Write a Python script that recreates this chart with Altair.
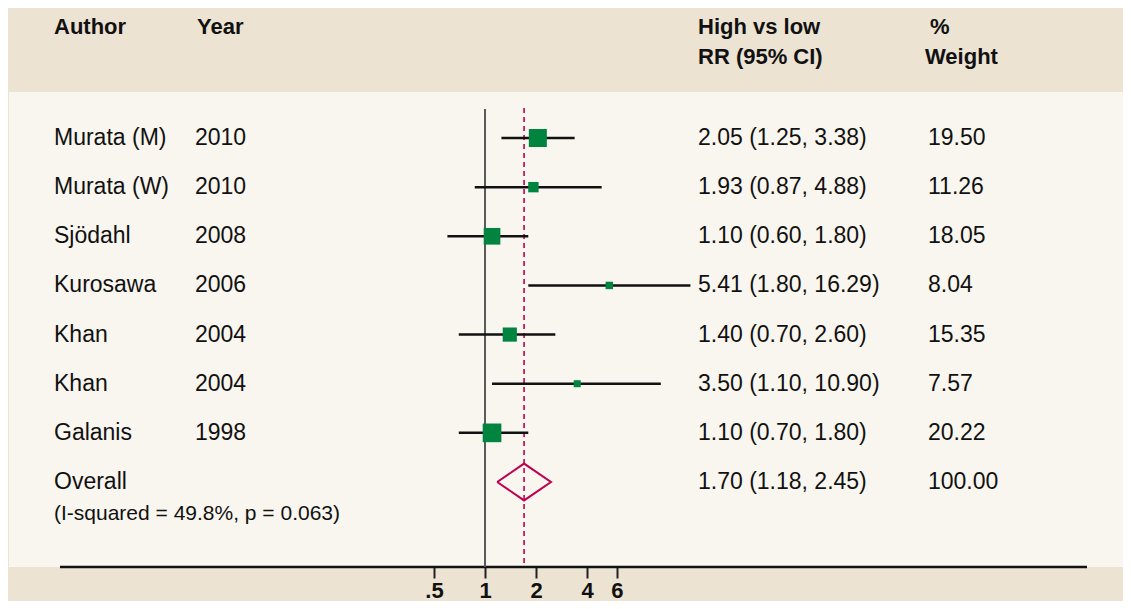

----------------

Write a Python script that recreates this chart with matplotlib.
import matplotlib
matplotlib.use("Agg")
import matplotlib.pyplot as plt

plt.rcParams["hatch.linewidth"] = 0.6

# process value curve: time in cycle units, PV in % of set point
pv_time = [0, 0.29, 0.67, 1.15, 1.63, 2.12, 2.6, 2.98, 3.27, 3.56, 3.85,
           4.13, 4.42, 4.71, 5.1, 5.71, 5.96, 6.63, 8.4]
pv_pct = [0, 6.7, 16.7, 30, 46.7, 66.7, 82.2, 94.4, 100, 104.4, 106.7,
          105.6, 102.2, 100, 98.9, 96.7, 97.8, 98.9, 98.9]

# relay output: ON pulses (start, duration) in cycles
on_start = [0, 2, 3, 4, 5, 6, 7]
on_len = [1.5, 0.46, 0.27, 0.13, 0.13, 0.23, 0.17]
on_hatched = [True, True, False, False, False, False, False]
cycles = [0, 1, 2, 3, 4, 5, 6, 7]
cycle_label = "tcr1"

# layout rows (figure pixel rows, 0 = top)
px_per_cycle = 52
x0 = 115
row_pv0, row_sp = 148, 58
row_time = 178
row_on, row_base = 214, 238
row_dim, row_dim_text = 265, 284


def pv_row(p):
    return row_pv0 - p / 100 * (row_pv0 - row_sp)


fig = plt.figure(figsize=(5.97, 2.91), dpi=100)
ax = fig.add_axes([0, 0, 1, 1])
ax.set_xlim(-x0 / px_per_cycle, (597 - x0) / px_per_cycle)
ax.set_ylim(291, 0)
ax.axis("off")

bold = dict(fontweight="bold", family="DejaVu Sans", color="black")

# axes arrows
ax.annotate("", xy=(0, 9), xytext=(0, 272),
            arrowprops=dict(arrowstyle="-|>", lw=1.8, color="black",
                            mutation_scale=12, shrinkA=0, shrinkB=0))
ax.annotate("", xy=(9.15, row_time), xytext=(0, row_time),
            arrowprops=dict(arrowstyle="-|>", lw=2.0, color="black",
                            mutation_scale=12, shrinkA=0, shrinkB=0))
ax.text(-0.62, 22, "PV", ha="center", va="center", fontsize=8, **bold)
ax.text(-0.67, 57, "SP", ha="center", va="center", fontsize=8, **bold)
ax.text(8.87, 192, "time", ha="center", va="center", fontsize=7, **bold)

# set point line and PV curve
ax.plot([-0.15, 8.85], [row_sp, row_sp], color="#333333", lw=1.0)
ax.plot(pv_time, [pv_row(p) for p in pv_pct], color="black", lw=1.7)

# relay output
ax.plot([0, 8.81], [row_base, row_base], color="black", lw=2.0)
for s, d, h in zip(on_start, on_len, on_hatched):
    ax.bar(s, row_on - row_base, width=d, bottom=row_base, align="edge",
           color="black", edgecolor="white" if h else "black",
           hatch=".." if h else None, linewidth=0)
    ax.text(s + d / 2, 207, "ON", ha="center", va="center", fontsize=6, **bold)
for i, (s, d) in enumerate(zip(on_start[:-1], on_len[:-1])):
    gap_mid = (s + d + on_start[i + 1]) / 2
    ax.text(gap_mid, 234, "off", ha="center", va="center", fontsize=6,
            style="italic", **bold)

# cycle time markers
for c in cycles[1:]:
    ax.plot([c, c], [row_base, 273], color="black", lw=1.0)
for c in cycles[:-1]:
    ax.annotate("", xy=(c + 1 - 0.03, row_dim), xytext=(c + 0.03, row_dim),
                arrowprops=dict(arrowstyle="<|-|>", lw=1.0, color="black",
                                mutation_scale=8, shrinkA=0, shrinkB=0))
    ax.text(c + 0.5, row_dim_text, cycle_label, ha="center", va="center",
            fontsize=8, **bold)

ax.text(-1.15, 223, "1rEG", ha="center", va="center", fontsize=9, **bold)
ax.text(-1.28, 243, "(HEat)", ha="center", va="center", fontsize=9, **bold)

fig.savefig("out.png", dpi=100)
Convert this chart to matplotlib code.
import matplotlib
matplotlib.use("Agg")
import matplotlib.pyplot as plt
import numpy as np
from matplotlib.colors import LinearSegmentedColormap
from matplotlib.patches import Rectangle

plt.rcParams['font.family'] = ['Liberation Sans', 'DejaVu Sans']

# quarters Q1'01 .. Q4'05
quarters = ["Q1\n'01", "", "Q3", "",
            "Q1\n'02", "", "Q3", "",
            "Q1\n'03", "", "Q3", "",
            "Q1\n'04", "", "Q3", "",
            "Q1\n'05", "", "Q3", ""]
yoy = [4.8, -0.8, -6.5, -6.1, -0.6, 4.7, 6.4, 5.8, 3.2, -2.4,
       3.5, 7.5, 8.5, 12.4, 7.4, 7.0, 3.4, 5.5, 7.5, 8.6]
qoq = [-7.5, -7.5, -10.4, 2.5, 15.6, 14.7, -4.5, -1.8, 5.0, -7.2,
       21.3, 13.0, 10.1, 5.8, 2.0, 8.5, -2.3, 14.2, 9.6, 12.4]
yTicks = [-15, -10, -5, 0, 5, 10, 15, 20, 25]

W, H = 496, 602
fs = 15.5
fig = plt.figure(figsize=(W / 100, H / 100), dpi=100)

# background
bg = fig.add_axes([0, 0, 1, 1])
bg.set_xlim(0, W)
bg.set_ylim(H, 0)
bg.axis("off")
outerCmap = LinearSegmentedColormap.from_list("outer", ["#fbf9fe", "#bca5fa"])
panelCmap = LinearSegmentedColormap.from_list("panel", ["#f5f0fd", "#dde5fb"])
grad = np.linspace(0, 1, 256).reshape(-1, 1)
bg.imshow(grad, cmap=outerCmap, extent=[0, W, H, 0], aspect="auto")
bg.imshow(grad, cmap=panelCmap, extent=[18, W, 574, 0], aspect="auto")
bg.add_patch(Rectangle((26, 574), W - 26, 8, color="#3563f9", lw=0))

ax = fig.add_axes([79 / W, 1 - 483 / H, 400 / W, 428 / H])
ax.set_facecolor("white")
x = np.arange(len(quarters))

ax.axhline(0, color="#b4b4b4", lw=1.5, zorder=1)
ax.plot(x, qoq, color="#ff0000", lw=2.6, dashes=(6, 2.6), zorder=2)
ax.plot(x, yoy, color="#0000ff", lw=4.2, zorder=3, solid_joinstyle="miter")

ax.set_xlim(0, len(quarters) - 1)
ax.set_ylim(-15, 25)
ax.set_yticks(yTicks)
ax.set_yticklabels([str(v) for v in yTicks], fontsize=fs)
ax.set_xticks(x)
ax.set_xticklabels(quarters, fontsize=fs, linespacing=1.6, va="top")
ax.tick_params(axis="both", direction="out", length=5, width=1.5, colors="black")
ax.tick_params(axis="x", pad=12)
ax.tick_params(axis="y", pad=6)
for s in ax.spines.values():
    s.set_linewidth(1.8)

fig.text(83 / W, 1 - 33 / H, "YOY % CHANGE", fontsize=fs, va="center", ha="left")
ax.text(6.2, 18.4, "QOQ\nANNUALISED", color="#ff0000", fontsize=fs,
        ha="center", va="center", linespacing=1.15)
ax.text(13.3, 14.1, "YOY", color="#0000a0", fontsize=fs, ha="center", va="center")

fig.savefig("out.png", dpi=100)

----------------

• What you are asked to do
Find every line in the records above that holds the word "recreates", and copy each one.

• Result of this exercise
Write a Python script that recreates this chart with Altair.
Write a Python script that recreates this chart with matplotlib.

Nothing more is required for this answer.